子育てをしていると「誰かに頼りたい」「少しでいいから休みたい」と感じる瞬間はありませんか?とはいえ、実際には、周りに気を遣ってしまったり、どこへ相談に行けばよいのか分からなかったりして、モヤモヤとした日々を過ごしているというお母さんも多いはず。「ちょっとしんどいな」という時に、あなたの味方になって心をふっと軽くしてくれる三種町の「ままのいえ」を紹介します。
実家のようにくつろげる場所を
「ままのいえ」は2024年の冬からのプレオープン期間を経て、2025年春から本格的にオープンしました。空き家だった民家を利用していて、一歩足を踏み入れると実家に帰ってきたような安心感に包まれます。畳の広間でみんなで食事をしたり、居間でお茶を飲んで語らったり、希望すれば足湯や入浴で体を温めることも可能。肩の力を抜いて過ごせる雰囲気が大きな魅力です。運営しているのは、助産師の小林かおりさん。助産師として、母親として、これまで地域で出産や育児関する講座やイベントを数多く手がけてきました。活動の拠点となる場所を構えようと、ままのいえを開設したそうです。

デイケア型の産後ケア「ままさろん」
ままのいえの活動の中心となるのが、産後ケアプログラムの「ままさろん」です。助産師に育児の相談をしたり、お母さん同士で気持ちを分かち合ったり、セラピストによる体のケアを受けることができます。さらに、町内の飲食店と連携し、昼食の提供や夕飯用メニューのテイクアウトにも対応。家事の負担を少し減らす工夫も盛り込まれています。


県北地域にはデイケア型の産後ケア施設が少なく、「ままのいえ」は貴重な存在です。授乳や夜泣きで疲れた心身を休めたい、気軽に誰かと話したい、そんなときに立ち寄れる場所として注目されています。居心地の良さから、地域の枠を超えてリピーターになるお母さんもいるそうです。
また、不定期で三種町内の温泉施設へ出張して「温泉deままさろん(入浴・昼食代込み3,000円)」も開催しています。お子さんをままさろんのスタッフに預けてお母さんはゆっくりと温泉で癒されるので、こちらも大好評だそう。
ままさろんは原則として毎週水曜日(第三水曜日はお休み)に開かれています。基本の利用料金は500円。
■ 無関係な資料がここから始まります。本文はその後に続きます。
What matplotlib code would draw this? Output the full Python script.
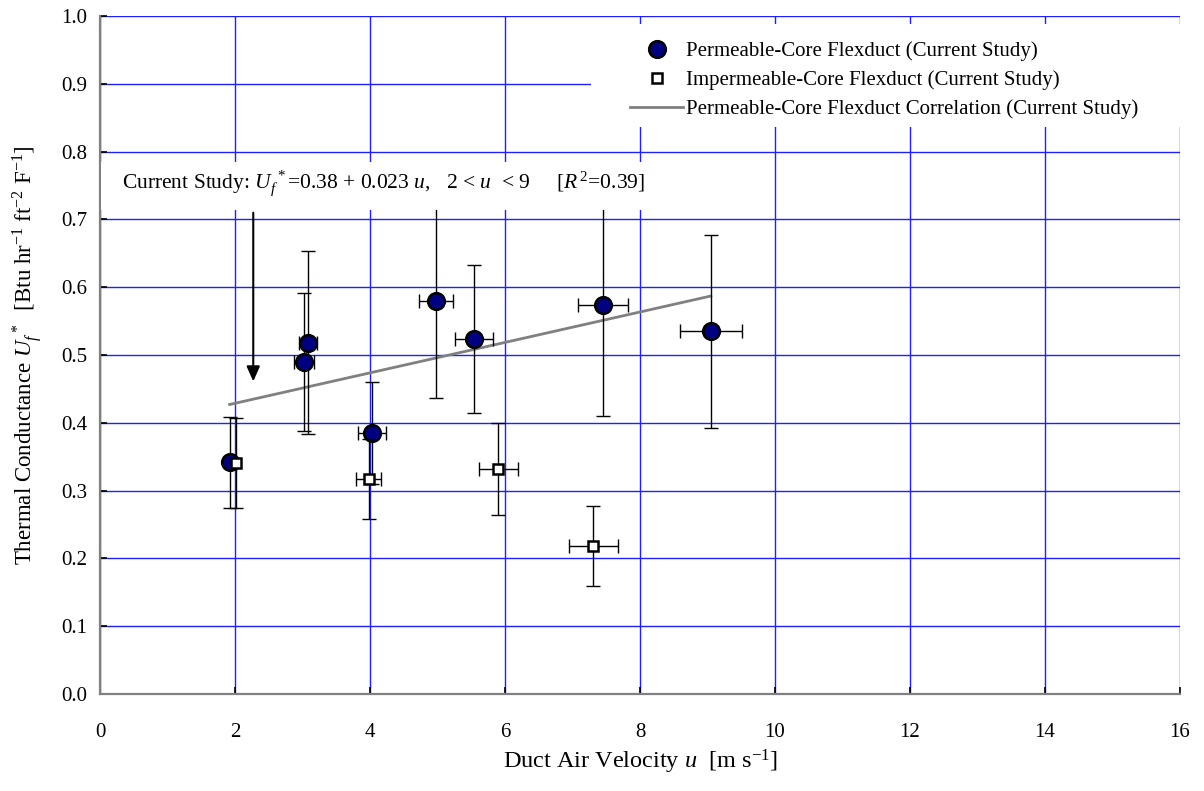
import numpy as np
import matplotlib.pyplot as plt
from matplotlib.patches import Rectangle

plt.rcParams['font.family'] = ['Liberation Serif', 'DejaVu Serif']
plt.rcParams['mathtext.fontset'] = 'custom'
plt.rcParams['mathtext.rm'] = 'Liberation Serif'
plt.rcParams['mathtext.it'] = 'Liberation Serif:italic'
plt.rcParams['mathtext.bf'] = 'Liberation Serif:bold'

# permeable-core flexduct (filled circles)
perm_u = [1.92, 3.02, 3.08, 4.03, 4.98, 5.54, 7.45, 9.05]
perm_uf = [0.342, 0.490, 0.518, 0.385, 0.580, 0.524, 0.574, 0.535]
perm_yerr = [0.067, 0.102, 0.135, 0.075, 0.143, 0.109, 0.164, 0.142]
perm_xerr = [0.0, 0.15, 0.13, 0.21, 0.25, 0.28, 0.37, 0.46]

# impermeable-core flexduct (open squares)
imp_u = [2.01, 3.98, 5.90, 7.31]
imp_uf = [0.341, 0.317, 0.332, 0.219]
imp_yerr = [0.066, 0.059, 0.068, 0.059]
imp_xerr = [0.0, 0.19, 0.29, 0.36]

# correlation line endpoints
fit_u = [1.92, 9.05]
fit_uf = [0.427, 0.587]

xticks = np.arange(0, 17, 2)
yticks = np.arange(0, 1.01, 0.1)

fig = plt.figure(figsize=(12.04, 7.91), dpi=100)
ax = fig.add_axes([0.0831, 0.1226, 0.8969, 0.8572])

ax.set_xlim(0, 16)
ax.set_ylim(0, 1.0)
ax.set_xticks(xticks)
ax.set_yticks(yticks)
ax.set_yticklabels([f'{v:.1f}' for v in yticks])
ax.tick_params(direction='in', length=5, width=1.2, labelsize=15, color='k')
ax.tick_params(axis='x', pad=21)
ax.tick_params(axis='y', pad=9)
ax.set_axisbelow(True)
ax.grid(True, color='#2020ff', lw=1.0)
for s in ['top', 'right']:
    ax.spines[s].set_visible(False)
for s in ['left', 'bottom']:
    ax.spines[s].set_color('#808080')
    ax.spines[s].set_linewidth(1.6)

# white boxes behind legend and annotation
ax.add_patch(Rectangle((7.27, 0.836), 8.73, 0.152, facecolor='white', edgecolor='none', zorder=1))
ax.add_patch(Rectangle((0.02, 0.714), 8.1, 0.071, facecolor='white', edgecolor='none', zorder=4.5))

ax.plot(fit_u, fit_uf, color='#808080', lw=2.0, zorder=2,
        label='Permeable-Core Flexduct Correlation (Current Study)')

ax.errorbar(perm_u, perm_uf, yerr=perm_yerr, xerr=perm_xerr, fmt='none',
            ecolor='k', elinewidth=1.0, capsize=5, capthick=1.0, zorder=3)
ax.plot(perm_u, perm_uf, 'o', ms=12, mfc='#000080', mec='k', mew=1.8, zorder=5,
        label='Permeable-Core Flexduct (Current Study)')

ax.errorbar(imp_u, imp_uf, yerr=imp_yerr, xerr=imp_xerr, fmt='none',
            ecolor='k', elinewidth=1.0, capsize=5, capthick=1.0, zorder=5.5)
ax.plot(imp_u, imp_uf, 's', ms=7.5, mfc='white', mec='k', mew=1.8, zorder=6,
        label='Impermeable-Core Flexduct (Current Study)')

ax.annotate('', xy=(2.27, 0.457), xytext=(2.27, 0.714),
            arrowprops=dict(arrowstyle='-|>,head_length=0.9,head_width=0.4',
                            color='k', lw=1.5), zorder=6)

ax.text(0.33, 0.754,
        r'Current Study: $U_f^{\ *}$=0.38 + 0.023 $u$,   2 < $u$  < 9     [$R^{\,2}$=0.39]',
        fontsize=15.5, va='center', ha='left', zorder=7)

h, l = ax.get_legend_handles_labels()
order = [1, 2, 0]
ax.legend([h[i] for i in order], [l[i] for i in order], loc='upper left',
          bbox_to_anchor=(0.4907, 0.963), frameon=False, fontsize=15,
          handlelength=2.55, handletextpad=0.15, labelspacing=0.45,
          borderpad=0, borderaxespad=0)

ax.set_xlabel(r'Duct Air Velocity $u$  [m s$^{-1}$]', fontsize=17.5, labelpad=4)
ax.set_ylabel(r'Thermal Conductance $U_f^{\ *}$  [Btu hr$^{-1}$ ft$^{-2}$ F$^{-1}$]',
              fontsize=16.5, labelpad=12)

fig.savefig('out.png', dpi=100)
その他オプションで、昼食(700円)や足湯(500円)、入浴(600円)、リラクゼーション(15分1,000円)などが追加できます。詳細はSNSで確認してください。
支援はお母さんの枠を超えて地域へ
ままのいえの改修には地域の人や活動に賛同する人々が協力しました。「子育てを応援したいけど、どう関わればいいのか分からなかった」という人にとっても関わりやすいきっかけになったそうです。ここに集う人たちの思いが、空き家だった建物を温かな居場所へと変えました。

また、ままのいえを利用できるのは、産後すぐのお母さんだけではありません。ここでは、不登校の親子が安心して過ごせる交流会、ひとり親家庭のためのフードバンクなど、幅広い活動が行われています。子育て世代にとって切実な課題に寄り添いながら、地域の誰もが「ここに行けば大丈夫」と思える場を目指しているそうです。

誰もが気軽に来られる安心できる場所を目指して
ままのいえが大切にしているのは「その人のニーズに合わせたい」という考え方です。赤ちゃんを連れたお母さんも、小中学生の親も、さらにはサポートをしたい地域の人も、それぞれが自分らしく関わることができます。訪れた人が少し肩の荷を下ろし、明日への元気を持ち帰ることができるようにとの思いが詰まっています。

※価格は全て税込みです
子育てと悩みはセットのようなもの。子どもが大きくなっても悩みは尽きないものだなと、筆者も体感しています。休みたい、誰かと話したい。ままのいえは、それぞれの想いをくみ取って優しく受け入れてくれます。頑張るお母さんたちに、ふっと心が軽くなる瞬間が訪れますように。